WASHINGTON, Aug. 5 (Xinhua) -- NASA's Mars rover Curiosity is set to touch down in the Gale Crater area of Mars early Monday.
Compared with previous Mars rovers, Curiosity with 10 science instruments on board is undoubtedly the embodiment of the great progress in multiple technologies used in the exploration of the Red Planet.
With a body weight of over 900 kg, Curiosity is five times heavier than its rover predecessors Spirit and Opportunity, both of which made their Mars landing in 2004.
The heavyweight Curiosity will use for the first time an auxiliary landing gear called "sky crane." The rocket-powered device will enable Curiosity to land within a smaller target area than previous Mars missions.
Despite concerns over its reliability, the sky crane actually constitutes a better landing system in terms of safety, said John Grotzinger, lead scientist on the Curiosity project.
In 1997 Mars rover the Sojourner made a successful landing on the Red Planet and explored an area of 12 meters around its landing spot and its total traveling distance on Mars was about 100 meters.
In stark contrast, Curiosity's designed route extends over 19 km and it is set to climb a mountain on the Mars surface.
Curiosity also has a much advanced power system. Solar panels used by previous Mars rovers are susceptible to seasonal changes on Mars and could only provide limited energy for the rovers. As a nuclear-powered vehicle, Curiosity is equipped with nuclear-fuel batteries with a designed working life of 14 years.
Unlike previous Mars rovers, Curiosity has a drilling device that could allow it to take samples from inside rocks.

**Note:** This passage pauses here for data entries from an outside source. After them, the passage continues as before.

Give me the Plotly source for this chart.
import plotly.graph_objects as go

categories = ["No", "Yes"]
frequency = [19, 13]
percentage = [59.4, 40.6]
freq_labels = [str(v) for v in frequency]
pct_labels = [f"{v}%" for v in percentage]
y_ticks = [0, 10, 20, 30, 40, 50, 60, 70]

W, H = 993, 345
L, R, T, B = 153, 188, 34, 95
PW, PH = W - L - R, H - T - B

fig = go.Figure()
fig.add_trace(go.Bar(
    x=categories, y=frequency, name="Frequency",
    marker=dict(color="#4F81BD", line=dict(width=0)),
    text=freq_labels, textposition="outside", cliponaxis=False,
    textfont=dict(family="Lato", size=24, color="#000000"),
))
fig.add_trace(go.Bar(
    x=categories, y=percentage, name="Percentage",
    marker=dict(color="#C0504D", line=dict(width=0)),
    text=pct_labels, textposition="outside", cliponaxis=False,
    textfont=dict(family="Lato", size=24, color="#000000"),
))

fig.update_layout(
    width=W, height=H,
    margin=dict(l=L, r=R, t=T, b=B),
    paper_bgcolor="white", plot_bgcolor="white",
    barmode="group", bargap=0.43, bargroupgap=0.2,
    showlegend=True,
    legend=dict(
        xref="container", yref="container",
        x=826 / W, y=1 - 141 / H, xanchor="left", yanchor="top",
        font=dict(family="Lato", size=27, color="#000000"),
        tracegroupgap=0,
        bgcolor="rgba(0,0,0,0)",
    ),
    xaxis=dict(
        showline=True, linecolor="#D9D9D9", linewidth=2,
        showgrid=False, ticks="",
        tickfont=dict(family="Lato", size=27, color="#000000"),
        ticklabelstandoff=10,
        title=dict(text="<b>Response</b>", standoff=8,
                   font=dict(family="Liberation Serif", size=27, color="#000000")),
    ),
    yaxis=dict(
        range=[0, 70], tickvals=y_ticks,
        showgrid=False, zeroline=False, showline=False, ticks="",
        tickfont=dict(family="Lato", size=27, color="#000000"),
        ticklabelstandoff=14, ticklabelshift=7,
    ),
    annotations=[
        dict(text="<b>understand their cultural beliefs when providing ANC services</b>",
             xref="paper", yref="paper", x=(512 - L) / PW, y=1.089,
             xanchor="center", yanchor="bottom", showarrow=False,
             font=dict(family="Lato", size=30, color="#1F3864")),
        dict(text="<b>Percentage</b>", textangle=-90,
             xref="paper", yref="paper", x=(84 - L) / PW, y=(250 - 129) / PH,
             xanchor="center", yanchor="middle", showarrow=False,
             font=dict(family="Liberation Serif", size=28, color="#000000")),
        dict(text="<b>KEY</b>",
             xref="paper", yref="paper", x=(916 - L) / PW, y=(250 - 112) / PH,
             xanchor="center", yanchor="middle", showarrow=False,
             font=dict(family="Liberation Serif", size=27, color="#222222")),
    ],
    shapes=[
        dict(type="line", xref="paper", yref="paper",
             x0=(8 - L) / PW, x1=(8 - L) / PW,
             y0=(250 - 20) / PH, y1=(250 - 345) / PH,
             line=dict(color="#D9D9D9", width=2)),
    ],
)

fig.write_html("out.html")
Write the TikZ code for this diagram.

For a geologist studying rocks, there is nothing more exciting than getting samples from within the rocks, deputy project scientist Joy Crisp said.
In addition, the chemistry and mineral analytical instruments on board Curiosity use X-ray diffraction for the first time to determine the composition of rock and soil samples collected by the rover.
The much sophisticated design of Curiosity makes it possible for the vehicle to carry out much complicated tasks such as measuring the relative abundances of different elements in rocks and soils, assessing radiation levels on Mars surface and detecting possible harms for future astronauts to land on the planet.
The rover, described as a "flagship NASA project as important as Hubble Space Telescope" by NASA's Mars Exploration Program Director Doug McCuistion, will also conduct further exploration to find if Mars could be inhabitable for human beings and look for clues of planetary changes.